[Start Exercise data]

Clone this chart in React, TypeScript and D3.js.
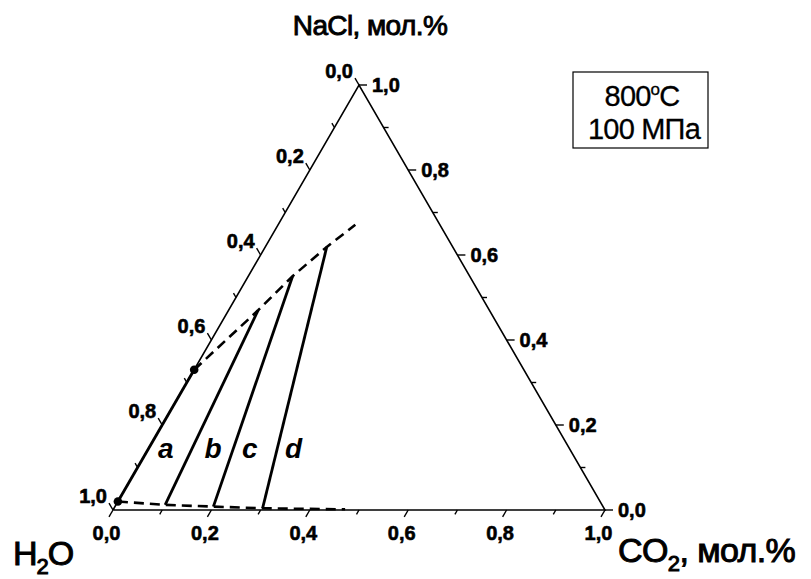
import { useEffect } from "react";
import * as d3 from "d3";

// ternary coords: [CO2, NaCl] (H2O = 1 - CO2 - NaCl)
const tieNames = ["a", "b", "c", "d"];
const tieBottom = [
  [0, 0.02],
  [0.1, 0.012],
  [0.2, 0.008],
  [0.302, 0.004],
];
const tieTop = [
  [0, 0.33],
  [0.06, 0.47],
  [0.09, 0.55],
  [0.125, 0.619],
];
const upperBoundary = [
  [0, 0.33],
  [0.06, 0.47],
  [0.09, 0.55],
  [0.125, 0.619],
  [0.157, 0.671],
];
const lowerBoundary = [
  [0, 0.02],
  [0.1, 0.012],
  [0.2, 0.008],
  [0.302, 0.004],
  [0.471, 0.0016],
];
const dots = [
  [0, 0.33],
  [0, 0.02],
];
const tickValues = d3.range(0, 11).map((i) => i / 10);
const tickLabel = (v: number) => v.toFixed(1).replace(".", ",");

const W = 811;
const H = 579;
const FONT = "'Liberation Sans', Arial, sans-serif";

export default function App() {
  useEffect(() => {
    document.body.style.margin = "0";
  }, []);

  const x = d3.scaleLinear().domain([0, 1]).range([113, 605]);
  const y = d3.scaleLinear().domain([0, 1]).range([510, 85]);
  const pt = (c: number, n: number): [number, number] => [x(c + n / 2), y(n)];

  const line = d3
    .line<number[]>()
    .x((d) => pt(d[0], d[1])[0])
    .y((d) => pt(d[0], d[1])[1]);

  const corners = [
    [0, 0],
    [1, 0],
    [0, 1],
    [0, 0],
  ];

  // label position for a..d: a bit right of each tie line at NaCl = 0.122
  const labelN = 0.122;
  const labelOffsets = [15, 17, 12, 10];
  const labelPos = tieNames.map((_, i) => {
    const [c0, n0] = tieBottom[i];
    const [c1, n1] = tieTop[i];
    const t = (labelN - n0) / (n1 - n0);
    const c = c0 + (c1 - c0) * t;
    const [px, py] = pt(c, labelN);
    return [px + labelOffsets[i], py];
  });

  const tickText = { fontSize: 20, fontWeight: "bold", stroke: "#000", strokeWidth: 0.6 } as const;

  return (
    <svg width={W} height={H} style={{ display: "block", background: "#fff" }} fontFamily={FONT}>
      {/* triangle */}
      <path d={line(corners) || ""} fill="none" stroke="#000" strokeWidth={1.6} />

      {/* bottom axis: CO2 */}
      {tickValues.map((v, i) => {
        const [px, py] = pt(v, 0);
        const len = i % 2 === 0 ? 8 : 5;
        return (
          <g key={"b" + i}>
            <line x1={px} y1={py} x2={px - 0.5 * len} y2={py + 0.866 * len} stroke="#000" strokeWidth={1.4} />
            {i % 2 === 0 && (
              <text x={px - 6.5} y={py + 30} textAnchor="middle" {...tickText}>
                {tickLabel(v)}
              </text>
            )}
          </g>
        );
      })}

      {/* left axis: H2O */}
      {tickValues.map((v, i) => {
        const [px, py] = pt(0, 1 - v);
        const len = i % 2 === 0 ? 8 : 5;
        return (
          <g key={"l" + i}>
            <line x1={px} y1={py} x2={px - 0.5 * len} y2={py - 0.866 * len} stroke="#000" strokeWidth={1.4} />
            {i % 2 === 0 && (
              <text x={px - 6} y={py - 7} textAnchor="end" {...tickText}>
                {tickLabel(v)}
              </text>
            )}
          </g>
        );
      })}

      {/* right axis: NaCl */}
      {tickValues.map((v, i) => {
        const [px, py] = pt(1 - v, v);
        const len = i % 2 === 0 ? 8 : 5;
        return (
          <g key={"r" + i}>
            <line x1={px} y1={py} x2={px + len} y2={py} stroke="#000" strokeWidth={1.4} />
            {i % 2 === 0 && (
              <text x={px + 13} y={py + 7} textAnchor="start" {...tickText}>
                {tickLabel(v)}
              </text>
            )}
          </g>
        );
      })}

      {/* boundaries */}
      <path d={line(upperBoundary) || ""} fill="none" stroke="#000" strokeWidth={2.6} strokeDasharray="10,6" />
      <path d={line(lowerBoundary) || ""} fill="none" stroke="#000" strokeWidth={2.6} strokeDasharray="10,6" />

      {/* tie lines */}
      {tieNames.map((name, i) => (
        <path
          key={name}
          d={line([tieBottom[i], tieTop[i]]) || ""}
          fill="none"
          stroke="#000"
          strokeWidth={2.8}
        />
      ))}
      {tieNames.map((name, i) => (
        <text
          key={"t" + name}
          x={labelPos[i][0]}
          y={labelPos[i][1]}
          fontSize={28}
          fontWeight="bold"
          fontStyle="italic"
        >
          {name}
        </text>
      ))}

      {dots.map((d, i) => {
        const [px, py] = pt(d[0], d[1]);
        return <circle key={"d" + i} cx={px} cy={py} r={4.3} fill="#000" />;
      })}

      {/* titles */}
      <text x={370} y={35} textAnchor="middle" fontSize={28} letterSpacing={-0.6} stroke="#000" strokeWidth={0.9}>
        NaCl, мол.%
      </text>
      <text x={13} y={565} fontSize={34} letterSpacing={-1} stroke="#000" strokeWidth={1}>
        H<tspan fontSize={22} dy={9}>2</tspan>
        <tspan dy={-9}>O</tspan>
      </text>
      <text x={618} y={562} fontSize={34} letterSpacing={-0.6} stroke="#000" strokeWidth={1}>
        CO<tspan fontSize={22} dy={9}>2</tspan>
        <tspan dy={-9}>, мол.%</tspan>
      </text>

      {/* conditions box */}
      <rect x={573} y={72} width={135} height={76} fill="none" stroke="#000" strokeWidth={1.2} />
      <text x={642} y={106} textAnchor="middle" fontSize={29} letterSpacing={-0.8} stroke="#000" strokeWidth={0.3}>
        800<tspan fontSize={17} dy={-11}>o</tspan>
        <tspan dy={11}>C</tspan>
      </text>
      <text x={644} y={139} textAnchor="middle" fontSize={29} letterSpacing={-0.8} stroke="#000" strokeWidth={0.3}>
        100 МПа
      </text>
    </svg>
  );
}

[End Exercise data]
[Start Exercise data]

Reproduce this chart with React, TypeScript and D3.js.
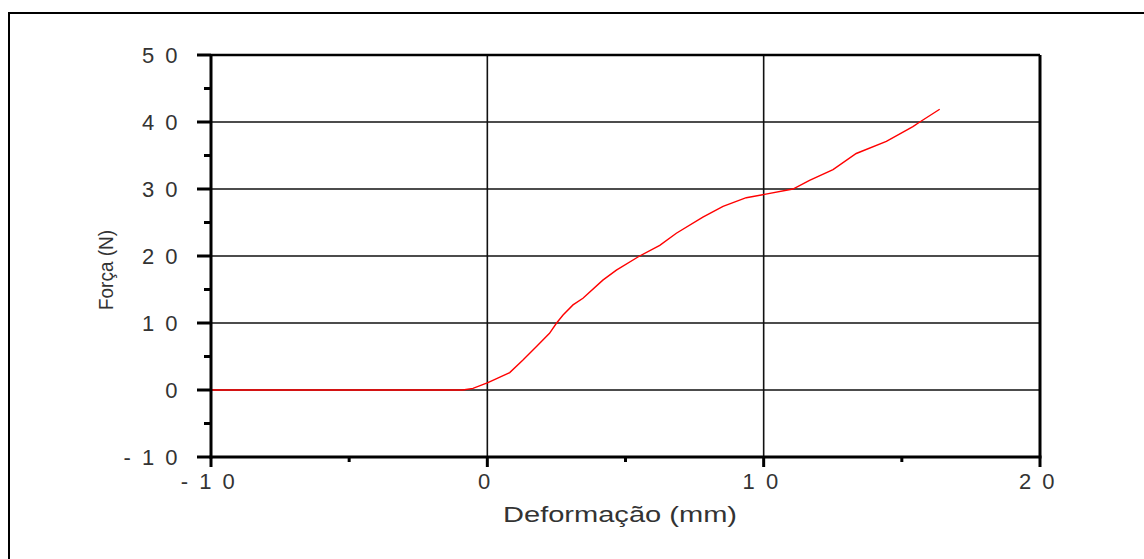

[End Exercise data]
[Start Exercise data]

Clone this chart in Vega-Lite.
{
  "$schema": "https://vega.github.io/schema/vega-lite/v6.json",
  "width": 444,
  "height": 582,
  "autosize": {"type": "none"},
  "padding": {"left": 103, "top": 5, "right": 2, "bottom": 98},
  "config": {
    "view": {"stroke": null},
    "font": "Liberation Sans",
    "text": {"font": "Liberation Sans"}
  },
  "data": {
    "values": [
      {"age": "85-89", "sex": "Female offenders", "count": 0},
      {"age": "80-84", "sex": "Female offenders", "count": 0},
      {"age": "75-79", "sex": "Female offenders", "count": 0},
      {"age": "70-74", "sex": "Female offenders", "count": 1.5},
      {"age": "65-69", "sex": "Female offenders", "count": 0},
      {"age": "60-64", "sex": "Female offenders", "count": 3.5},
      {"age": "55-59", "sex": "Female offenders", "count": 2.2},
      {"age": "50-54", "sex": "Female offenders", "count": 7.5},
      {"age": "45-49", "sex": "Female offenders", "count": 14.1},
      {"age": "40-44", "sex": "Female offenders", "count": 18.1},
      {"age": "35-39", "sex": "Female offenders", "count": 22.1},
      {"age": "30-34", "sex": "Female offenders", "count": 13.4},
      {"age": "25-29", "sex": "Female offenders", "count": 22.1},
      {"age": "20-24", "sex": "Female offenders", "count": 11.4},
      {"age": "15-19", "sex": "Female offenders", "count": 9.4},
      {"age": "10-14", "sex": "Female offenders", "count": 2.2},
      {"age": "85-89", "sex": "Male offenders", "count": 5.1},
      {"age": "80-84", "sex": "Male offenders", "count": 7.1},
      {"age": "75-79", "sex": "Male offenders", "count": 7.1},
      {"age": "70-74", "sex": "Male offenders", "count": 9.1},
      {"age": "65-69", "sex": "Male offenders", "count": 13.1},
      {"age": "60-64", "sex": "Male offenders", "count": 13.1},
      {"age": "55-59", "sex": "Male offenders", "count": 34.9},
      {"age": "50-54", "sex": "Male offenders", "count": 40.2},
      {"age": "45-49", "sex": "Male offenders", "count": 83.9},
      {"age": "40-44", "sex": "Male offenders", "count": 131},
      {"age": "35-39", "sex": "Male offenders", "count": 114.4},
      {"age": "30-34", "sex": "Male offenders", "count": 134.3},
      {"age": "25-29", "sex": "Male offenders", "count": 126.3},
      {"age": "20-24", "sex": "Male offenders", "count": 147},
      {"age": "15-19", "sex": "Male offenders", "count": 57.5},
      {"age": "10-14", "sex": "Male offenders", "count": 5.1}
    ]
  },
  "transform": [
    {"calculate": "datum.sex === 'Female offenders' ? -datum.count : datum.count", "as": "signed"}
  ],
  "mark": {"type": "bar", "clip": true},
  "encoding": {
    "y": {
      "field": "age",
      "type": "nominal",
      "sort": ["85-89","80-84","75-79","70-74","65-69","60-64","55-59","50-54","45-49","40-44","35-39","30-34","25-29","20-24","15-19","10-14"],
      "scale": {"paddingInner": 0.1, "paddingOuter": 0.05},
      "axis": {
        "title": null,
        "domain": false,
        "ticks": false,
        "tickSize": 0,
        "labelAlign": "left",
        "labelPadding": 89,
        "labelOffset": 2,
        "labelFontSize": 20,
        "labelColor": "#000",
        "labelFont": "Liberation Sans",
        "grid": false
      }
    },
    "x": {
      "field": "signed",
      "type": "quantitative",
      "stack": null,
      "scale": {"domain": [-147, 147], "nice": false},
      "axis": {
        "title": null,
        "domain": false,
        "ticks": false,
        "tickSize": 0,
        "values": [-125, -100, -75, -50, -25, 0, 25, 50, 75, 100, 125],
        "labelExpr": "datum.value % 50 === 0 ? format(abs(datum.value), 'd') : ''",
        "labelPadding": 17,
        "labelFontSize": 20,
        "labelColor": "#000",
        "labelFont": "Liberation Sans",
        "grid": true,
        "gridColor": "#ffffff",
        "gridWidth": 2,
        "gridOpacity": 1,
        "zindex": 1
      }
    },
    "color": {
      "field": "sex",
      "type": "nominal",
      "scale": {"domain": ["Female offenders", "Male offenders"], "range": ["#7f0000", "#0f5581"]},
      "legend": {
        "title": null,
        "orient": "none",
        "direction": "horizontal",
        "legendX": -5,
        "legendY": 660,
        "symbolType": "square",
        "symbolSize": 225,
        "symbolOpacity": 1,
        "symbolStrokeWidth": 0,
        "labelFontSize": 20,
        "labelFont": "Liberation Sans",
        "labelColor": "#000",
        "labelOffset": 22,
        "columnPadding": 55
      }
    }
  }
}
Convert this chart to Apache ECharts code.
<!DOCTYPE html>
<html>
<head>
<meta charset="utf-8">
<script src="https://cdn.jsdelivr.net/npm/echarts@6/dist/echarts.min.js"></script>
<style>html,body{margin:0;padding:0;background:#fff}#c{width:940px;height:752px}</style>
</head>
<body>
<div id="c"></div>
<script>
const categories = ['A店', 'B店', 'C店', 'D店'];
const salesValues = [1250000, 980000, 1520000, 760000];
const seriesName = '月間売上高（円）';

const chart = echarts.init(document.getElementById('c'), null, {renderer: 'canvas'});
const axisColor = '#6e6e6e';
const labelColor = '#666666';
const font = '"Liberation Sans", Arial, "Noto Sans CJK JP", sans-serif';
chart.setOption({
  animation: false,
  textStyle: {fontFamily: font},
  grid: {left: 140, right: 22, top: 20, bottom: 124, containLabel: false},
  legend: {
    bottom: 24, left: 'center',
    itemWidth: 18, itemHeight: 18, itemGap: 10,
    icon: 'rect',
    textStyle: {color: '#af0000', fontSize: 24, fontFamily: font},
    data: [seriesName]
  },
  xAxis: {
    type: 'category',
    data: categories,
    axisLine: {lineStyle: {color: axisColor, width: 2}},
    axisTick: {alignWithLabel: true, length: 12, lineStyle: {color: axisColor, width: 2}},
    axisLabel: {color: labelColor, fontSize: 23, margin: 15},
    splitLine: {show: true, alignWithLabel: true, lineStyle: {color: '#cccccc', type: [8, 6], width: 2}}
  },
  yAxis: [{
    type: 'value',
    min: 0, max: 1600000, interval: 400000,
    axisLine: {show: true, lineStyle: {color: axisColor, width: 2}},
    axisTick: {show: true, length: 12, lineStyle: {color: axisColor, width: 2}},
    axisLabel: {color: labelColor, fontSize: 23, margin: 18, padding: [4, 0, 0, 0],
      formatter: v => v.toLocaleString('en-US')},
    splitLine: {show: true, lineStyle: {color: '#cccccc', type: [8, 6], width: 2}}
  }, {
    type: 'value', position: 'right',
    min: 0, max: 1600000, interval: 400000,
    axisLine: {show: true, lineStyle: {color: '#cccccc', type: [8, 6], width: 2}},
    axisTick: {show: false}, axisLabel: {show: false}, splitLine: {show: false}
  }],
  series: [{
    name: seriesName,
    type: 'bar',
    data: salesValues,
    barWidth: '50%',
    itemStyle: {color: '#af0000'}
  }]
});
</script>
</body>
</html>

[End Exercise data]

__Written exercise__:
Select every line of the material above holding the word "this" and copy it.

__Written reply__:
Clone this chart in React, TypeScript and D3.js.
Reproduce this chart with React, TypeScript and D3.js.
Clone this chart in Vega-Lite.
Convert this chart to Apache ECharts code.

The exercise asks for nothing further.